As their spacecraft leaves orbit and passes low over the moonscape, they discover a long straight valley that divides the mountains and looks like a natural runway. “God does not build in straight lines,” one of the characters intones (actually, God, or nature, does at times). The spaceship touches down, and Holloway is in such a hurry to get out onto the moon’s surface that he overrides objections about limited daylight, saying “It’s Christmas, Captain, and I want to open my presents!”

Let the fun begin!

All is not as it seems, of course, and the implied question “Are you ready to meet your maker?’ resonates with double entendre. The movie has both a fantasy lightness and a gritty realism at different times, depending mostly on whether the scenes are hopeful or forbidding. Is Prometheus derivative at times?
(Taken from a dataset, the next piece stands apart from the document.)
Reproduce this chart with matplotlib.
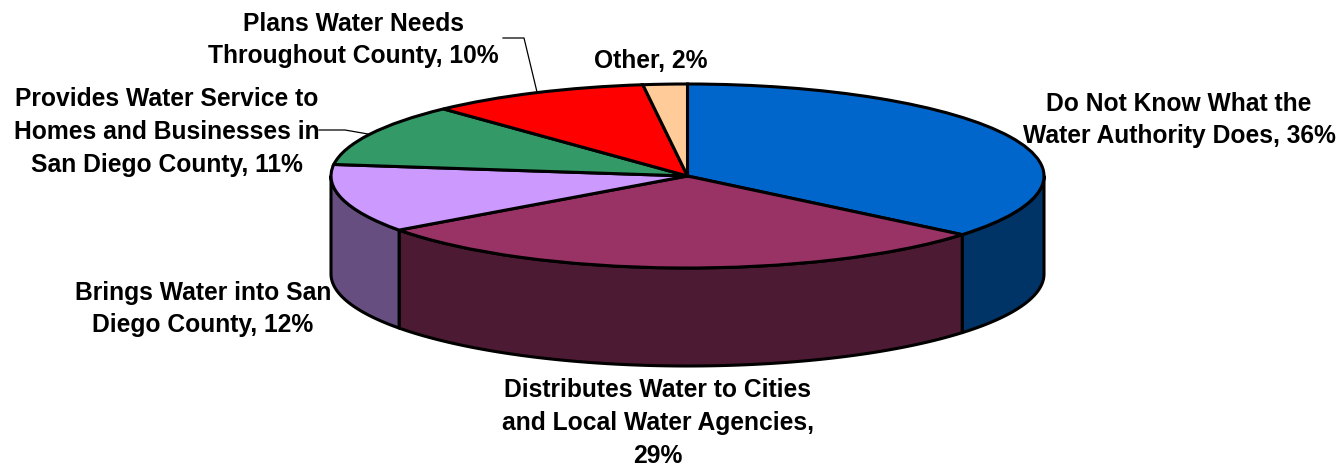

Yes, of course—at this point, virtually every movie is. But it raises interesting questions and it’s well plotted, tying up its threads neatly while laying the groundwork for a possible sequel (as well as foreshadowing the original Alien movie).

The cinematography is gorgeous, the set work is impressive, the imagined technology is convincing, and the special effects are suitably mind-blowing. And where the payoff for 3D technology has generally been meager except in animated releases and the landmark film Avatar, it’s used to full advantage in Prometheus. I would recommend seeing Prometheus in 3D if possible, but I also viewed the film a second time in 2D and it didn’t lose its luster.

The legend of Prometheus encompasses a number of themes, including men who have but feet of clay, the promise of fire, the desire to aspire to the heavens, and the agony of excessive hubris. The movie Prometheus delivers on all of these themes—and more! For this reason, I am awarding it four stars (out of four).